Do this:
Under this line sits a listing. Repeat exactly and only its lines from the one holding "What D3.js code" through the one holding "const keys = d3.range(values.length);"; skip pictures.

==== Data for this task

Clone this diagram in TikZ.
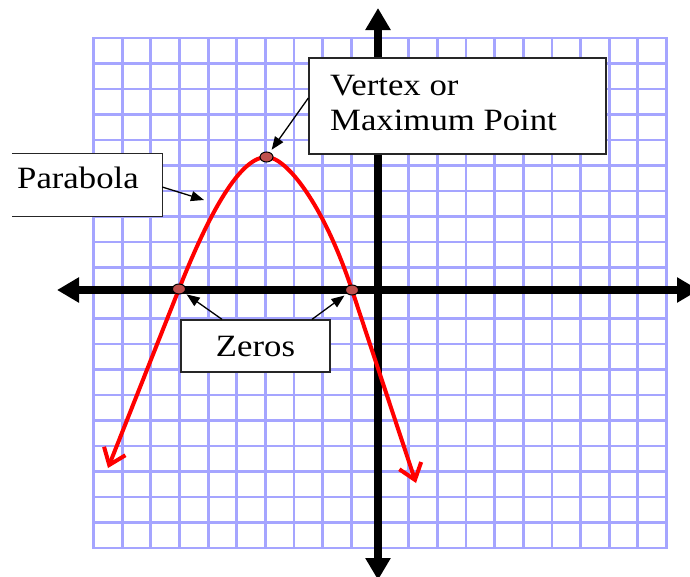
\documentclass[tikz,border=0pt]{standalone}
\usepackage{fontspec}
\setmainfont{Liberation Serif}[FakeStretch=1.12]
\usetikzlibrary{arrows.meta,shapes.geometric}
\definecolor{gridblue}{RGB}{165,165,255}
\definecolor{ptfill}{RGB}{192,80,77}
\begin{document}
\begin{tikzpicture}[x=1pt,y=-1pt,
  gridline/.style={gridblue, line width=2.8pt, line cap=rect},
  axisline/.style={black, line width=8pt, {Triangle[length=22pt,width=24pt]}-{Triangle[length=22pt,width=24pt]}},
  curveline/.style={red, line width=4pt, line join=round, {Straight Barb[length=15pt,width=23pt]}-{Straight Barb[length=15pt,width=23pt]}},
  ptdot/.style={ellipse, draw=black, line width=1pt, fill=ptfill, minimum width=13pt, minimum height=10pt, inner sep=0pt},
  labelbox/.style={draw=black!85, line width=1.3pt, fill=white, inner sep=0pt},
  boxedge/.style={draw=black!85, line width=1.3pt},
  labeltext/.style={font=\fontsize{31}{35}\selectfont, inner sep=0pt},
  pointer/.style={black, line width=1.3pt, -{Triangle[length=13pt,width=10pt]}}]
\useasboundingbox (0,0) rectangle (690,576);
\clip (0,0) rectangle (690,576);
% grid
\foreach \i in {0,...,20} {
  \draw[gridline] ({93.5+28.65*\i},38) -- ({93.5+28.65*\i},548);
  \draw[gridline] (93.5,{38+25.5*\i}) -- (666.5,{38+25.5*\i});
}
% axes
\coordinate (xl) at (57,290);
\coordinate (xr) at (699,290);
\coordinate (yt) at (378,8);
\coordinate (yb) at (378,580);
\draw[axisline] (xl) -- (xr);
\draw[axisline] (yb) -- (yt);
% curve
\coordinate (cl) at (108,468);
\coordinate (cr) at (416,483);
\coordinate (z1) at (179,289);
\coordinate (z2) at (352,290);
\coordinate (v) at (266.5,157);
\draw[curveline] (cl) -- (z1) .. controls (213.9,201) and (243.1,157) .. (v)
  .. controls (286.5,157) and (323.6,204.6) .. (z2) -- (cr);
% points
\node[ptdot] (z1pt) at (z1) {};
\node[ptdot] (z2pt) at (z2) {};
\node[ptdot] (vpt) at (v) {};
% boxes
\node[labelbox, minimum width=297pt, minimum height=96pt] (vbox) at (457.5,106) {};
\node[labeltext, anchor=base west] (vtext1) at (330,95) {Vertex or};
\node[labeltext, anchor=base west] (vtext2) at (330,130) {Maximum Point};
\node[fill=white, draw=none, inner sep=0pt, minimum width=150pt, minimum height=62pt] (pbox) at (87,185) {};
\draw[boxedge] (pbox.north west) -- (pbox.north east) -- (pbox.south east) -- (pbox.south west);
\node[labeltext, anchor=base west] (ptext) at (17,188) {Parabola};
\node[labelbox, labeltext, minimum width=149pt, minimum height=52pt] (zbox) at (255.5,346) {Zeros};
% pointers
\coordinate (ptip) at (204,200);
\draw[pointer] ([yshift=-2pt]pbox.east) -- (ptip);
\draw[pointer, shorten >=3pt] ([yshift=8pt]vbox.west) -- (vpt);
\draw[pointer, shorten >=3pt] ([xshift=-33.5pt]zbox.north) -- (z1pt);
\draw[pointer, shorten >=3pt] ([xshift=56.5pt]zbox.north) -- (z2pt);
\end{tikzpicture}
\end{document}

========
==== Data for this task

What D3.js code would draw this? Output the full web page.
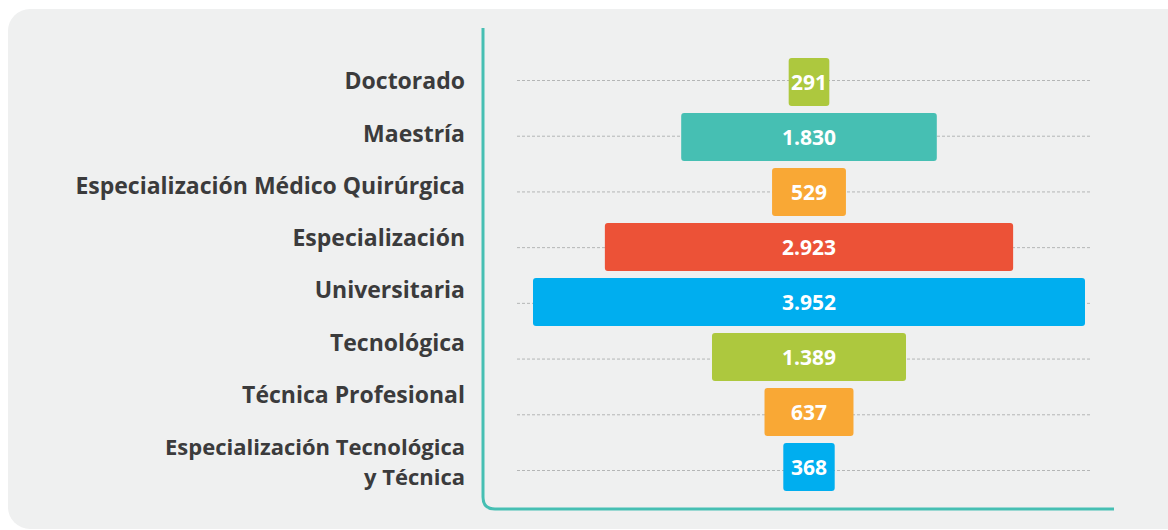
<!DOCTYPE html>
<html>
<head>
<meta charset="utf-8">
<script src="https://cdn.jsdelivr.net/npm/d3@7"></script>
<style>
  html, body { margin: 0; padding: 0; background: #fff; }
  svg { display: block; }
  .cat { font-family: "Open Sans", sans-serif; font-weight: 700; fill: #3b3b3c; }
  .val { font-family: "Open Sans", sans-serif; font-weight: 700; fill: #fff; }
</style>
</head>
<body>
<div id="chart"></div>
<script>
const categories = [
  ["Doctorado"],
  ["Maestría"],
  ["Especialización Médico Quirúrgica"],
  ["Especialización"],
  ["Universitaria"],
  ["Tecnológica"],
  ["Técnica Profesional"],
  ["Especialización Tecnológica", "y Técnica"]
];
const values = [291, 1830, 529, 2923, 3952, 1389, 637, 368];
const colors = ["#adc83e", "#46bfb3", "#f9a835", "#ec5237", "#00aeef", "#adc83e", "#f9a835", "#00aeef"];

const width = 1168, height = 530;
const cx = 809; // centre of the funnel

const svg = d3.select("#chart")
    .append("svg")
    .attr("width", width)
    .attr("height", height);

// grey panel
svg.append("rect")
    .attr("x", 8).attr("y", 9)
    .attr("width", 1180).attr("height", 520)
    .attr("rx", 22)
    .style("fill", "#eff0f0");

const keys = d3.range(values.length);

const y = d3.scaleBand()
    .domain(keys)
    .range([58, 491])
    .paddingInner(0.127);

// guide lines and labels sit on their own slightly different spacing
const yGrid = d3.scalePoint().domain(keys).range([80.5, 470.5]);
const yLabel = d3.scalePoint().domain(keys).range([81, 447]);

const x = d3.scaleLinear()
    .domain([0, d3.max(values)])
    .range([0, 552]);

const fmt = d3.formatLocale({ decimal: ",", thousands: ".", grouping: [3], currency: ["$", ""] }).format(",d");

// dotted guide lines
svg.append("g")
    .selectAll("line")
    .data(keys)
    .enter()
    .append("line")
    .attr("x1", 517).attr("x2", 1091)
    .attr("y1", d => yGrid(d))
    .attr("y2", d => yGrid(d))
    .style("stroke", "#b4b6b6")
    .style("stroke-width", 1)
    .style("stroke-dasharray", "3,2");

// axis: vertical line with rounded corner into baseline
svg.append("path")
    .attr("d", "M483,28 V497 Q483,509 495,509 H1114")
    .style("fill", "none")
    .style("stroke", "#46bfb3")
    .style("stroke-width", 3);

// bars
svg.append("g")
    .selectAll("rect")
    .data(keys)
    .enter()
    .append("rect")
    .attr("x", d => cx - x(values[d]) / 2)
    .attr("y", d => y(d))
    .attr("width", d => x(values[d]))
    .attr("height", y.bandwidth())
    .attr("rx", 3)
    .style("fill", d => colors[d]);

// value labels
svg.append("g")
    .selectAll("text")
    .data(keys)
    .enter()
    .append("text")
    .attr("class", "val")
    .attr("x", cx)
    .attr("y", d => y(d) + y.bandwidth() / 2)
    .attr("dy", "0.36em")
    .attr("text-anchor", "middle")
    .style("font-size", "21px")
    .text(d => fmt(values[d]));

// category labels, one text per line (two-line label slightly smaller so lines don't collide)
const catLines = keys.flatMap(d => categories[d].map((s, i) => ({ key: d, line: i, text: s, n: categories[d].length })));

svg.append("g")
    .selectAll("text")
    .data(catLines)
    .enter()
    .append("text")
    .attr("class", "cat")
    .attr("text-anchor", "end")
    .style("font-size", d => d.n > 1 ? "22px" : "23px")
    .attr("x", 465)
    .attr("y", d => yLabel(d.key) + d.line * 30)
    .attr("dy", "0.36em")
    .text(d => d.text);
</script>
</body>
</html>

========

Correct response:
What D3.js code would draw this? Output the full web page.
<!DOCTYPE html>
<html>
<head>
<meta charset="utf-8">
<script src="https://cdn.jsdelivr.net/npm/d3@7"></script>
<style>
  html, body { margin: 0; padding: 0; background: #fff; }
  svg { display: block; }
  .cat { font-family: "Open Sans", sans-serif; font-weight: 700; fill: #3b3b3c; }
  .val { font-family: "Open Sans", sans-serif; font-weight: 700; fill: #fff; }
</style>
</head>
<body>
<div id="chart"></div>
<script>
const categories = [
  ["Doctorado"],
  ["Maestría"],
  ["Especialización Médico Quirúrgica"],
  ["Especialización"],
  ["Universitaria"],
  ["Tecnológica"],
  ["Técnica Profesional"],
  ["Especialización Tecnológica", "y Técnica"]
];
const values = [291, 1830, 529, 2923, 3952, 1389, 637, 368];
const colors = ["#adc83e", "#46bfb3", "#f9a835", "#ec5237", "#00aeef", "#adc83e", "#f9a835", "#00aeef"];

const width = 1168, height = 530;
const cx = 809; // centre of the funnel

const svg = d3.select("#chart")
    .append("svg")
    .attr("width", width)
    .attr("height", height);

// grey panel
svg.append("rect")
    .attr("x", 8).attr("y", 9)
    .attr("width", 1180).attr("height", 520)
    .attr("rx", 22)
    .style("fill", "#eff0f0");

const keys = d3.range(values.length);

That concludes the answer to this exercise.